DATA:

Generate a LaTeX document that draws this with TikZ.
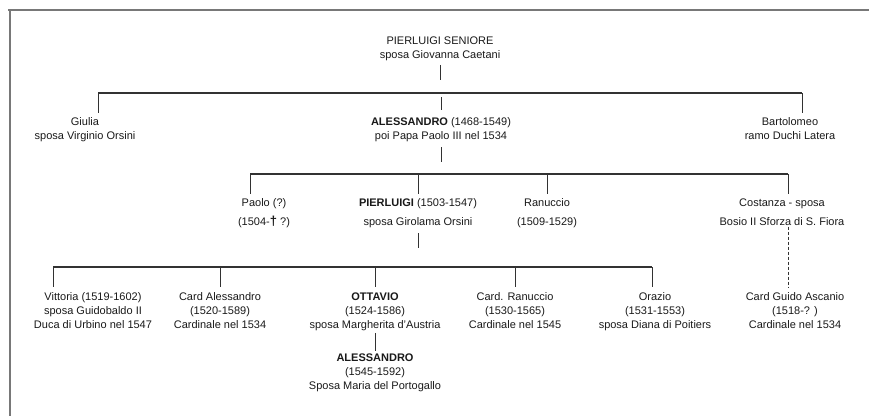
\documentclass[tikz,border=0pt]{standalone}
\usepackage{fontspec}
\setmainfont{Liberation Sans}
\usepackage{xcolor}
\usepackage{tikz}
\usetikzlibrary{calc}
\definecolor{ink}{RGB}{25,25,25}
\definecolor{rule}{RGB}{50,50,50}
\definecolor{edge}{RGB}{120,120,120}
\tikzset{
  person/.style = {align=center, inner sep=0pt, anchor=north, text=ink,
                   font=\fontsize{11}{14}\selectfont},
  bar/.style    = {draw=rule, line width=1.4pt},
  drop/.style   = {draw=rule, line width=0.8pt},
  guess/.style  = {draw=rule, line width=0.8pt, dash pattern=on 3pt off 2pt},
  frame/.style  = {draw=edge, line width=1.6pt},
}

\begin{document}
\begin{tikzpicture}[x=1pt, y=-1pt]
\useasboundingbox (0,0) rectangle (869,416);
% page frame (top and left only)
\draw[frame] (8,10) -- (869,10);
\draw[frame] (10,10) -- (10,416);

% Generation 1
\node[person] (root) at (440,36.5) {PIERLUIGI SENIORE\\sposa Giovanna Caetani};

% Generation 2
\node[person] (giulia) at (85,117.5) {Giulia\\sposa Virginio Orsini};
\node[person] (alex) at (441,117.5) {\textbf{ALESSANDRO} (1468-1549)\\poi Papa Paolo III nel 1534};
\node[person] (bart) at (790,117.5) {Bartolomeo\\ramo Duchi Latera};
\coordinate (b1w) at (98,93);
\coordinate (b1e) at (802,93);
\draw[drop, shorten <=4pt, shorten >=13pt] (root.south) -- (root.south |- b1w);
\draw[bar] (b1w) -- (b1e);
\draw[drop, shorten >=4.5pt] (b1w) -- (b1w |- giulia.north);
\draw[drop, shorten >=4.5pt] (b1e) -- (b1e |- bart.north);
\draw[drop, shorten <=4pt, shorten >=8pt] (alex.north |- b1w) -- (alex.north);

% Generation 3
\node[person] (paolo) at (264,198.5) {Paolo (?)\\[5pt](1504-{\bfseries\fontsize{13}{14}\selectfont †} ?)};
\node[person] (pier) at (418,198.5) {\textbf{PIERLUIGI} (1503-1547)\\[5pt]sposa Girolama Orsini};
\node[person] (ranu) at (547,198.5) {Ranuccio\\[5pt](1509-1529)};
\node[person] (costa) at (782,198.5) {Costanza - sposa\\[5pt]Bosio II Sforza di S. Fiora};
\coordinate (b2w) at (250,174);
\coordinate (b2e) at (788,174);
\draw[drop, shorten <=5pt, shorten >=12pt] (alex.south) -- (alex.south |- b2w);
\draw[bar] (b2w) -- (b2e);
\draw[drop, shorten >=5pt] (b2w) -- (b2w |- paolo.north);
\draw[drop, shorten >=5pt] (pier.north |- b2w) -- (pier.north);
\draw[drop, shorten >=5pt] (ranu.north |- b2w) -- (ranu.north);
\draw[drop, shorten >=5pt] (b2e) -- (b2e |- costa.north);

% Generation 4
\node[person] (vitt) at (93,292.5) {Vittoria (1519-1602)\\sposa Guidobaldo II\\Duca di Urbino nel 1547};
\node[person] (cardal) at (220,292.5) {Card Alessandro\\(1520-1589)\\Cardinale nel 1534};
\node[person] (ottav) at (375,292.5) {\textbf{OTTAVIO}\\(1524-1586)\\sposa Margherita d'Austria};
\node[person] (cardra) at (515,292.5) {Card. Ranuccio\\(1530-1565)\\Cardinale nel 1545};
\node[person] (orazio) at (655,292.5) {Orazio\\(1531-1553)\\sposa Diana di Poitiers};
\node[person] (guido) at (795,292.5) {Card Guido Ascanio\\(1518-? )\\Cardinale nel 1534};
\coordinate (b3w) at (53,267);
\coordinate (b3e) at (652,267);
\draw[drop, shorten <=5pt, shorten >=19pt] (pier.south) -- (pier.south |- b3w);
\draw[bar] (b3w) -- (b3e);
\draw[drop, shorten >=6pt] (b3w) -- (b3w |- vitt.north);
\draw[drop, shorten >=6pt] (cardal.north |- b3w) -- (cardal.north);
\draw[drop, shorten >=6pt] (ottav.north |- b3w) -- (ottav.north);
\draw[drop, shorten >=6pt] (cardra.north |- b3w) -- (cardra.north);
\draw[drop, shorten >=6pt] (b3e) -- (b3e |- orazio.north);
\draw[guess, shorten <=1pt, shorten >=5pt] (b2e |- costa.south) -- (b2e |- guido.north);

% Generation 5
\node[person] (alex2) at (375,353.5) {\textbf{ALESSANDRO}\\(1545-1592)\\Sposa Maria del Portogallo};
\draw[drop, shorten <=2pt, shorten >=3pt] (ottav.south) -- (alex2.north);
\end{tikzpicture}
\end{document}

DIRECTIONS FOR THIS TASK: Copy out each line word for word, please, skipping the images.

RESULT BELOW:
Generate a LaTeX document that draws this with TikZ.
\documentclass[tikz,border=0pt]{standalone}
\usepackage{fontspec}
\setmainfont{Liberation Sans}
\usepackage{xcolor}
\usepackage{tikz}
\usetikzlibrary{calc}
\definecolor{ink}{RGB}{25,25,25}
\definecolor{rule}{RGB}{50,50,50}
\definecolor{edge}{RGB}{120,120,120}
\tikzset{
  person/.style = {align=center, inner sep=0pt, anchor=north, text=ink,
                   font=\fontsize{11}{14}\selectfont},
  bar/.style    = {draw=rule, line width=1.4pt},
  drop/.style   = {draw=rule, line width=0.8pt},
  guess/.style  = {draw=rule, line width=0.8pt, dash pattern=on 3pt off 2pt},
  frame/.style  = {draw=edge, line width=1.6pt},
}

\begin{document}
\begin{tikzpicture}[x=1pt, y=-1pt]
\useasboundingbox (0,0) rectangle (869,416);
% page frame (top and left only)
\draw[frame] (8,10) -- (869,10);
\draw[frame] (10,10) -- (10,416);

% Generation 1
\node[person] (root) at (440,36.5) {PIERLUIGI SENIORE\\sposa Giovanna Caetani};

% Generation 2
\node[person] (giulia) at (85,117.5) {Giulia\\sposa Virginio Orsini};
\node[person] (alex) at (441,117.5) {\textbf{ALESSANDRO} (1468-1549)\\poi Papa Paolo III nel 1534};
\node[person] (bart) at (790,117.5) {Bartolomeo\\ramo Duchi Latera};
\coordinate (b1w) at (98,93);
\coordinate (b1e) at (802,93);
\draw[drop, shorten <=4pt, shorten >=13pt] (root.south) -- (root.south |- b1w);
\draw[bar] (b1w) -- (b1e);
\draw[drop, shorten >=4.5pt] (b1w) -- (b1w |- giulia.north);
\draw[drop, shorten >=4.5pt] (b1e) -- (b1e |- bart.north);
\draw[drop, shorten <=4pt, shorten >=8pt] (alex.north |- b1w) -- (alex.north);

% Generation 3
\node[person] (paolo) at (264,198.5) {Paolo (?)\\[5pt](1504-{\bfseries\fontsize{13}{14}\selectfont †} ?)};
\node[person] (pier) at (418,198.5) {\textbf{PIERLUIGI} (1503-1547)\\[5pt]sposa Girolama Orsini};
\node[person] (ranu) at (547,198.5) {Ranuccio\\[5pt](1509-1529)};
\node[person] (costa) at (782,198.5) {Costanza - sposa\\[5pt]Bosio II Sforza di S. Fiora};
\coordinate (b2w) at (250,174);
\coordinate (b2e) at (788,174);
\draw[drop, shorten <=5pt, shorten >=12pt] (alex.south) -- (alex.south |- b2w);
\draw[bar] (b2w) -- (b2e);
\draw[drop, shorten >=5pt] (b2w) -- (b2w |- paolo.north);
\draw[drop, shorten >=5pt] (pier.north |- b2w) -- (pier.north);
\draw[drop, shorten >=5pt] (ranu.north |- b2w) -- (ranu.north);
\draw[drop, shorten >=5pt] (b2e) -- (b2e |- costa.north);

% Generation 4
\node[person] (vitt) at (93,292.5) {Vittoria (1519-1602)\\sposa Guidobaldo II\\Duca di Urbino nel 1547};
\node[person] (cardal) at (220,292.5) {Card Alessandro\\(1520-1589)\\Cardinale nel 1534};
\node[person] (ottav) at (375,292.5) {\textbf{OTTAVIO}\\(1524-1586)\\sposa Margherita d'Austria};
\node[person] (cardra) at (515,292.5) {Card. Ranuccio\\(1530-1565)\\Cardinale nel 1545};
\node[person] (orazio) at (655,292.5) {Orazio\\(1531-1553)\\sposa Diana di Poitiers};
\node[person] (guido) at (795,292.5) {Card Guido Ascanio\\(1518-? )\\Cardinale nel 1534};
\coordinate (b3w) at (53,267);
\coordinate (b3e) at (652,267);
\draw[drop, shorten <=5pt, shorten >=19pt] (pier.south) -- (pier.south |- b3w);
\draw[bar] (b3w) -- (b3e);
\draw[drop, shorten >=6pt] (b3w) -- (b3w |- vitt.north);
\draw[drop, shorten >=6pt] (cardal.north |- b3w) -- (cardal.north);
\draw[drop, shorten >=6pt] (ottav.north |- b3w) -- (ottav.north);
\draw[drop, shorten >=6pt] (cardra.north |- b3w) -- (cardra.north);
\draw[drop, shorten >=6pt] (b3e) -- (b3e |- orazio.north);
\draw[guess, shorten <=1pt, shorten >=5pt] (b2e |- costa.south) -- (b2e |- guido.north);

% Generation 5
\node[person] (alex2) at (375,353.5) {\textbf{ALESSANDRO}\\(1545-1592)\\Sposa Maria del Portogallo};
\draw[drop, shorten <=2pt, shorten >=3pt] (ottav.south) -- (alex2.north);
\end{tikzpicture}
\end{document}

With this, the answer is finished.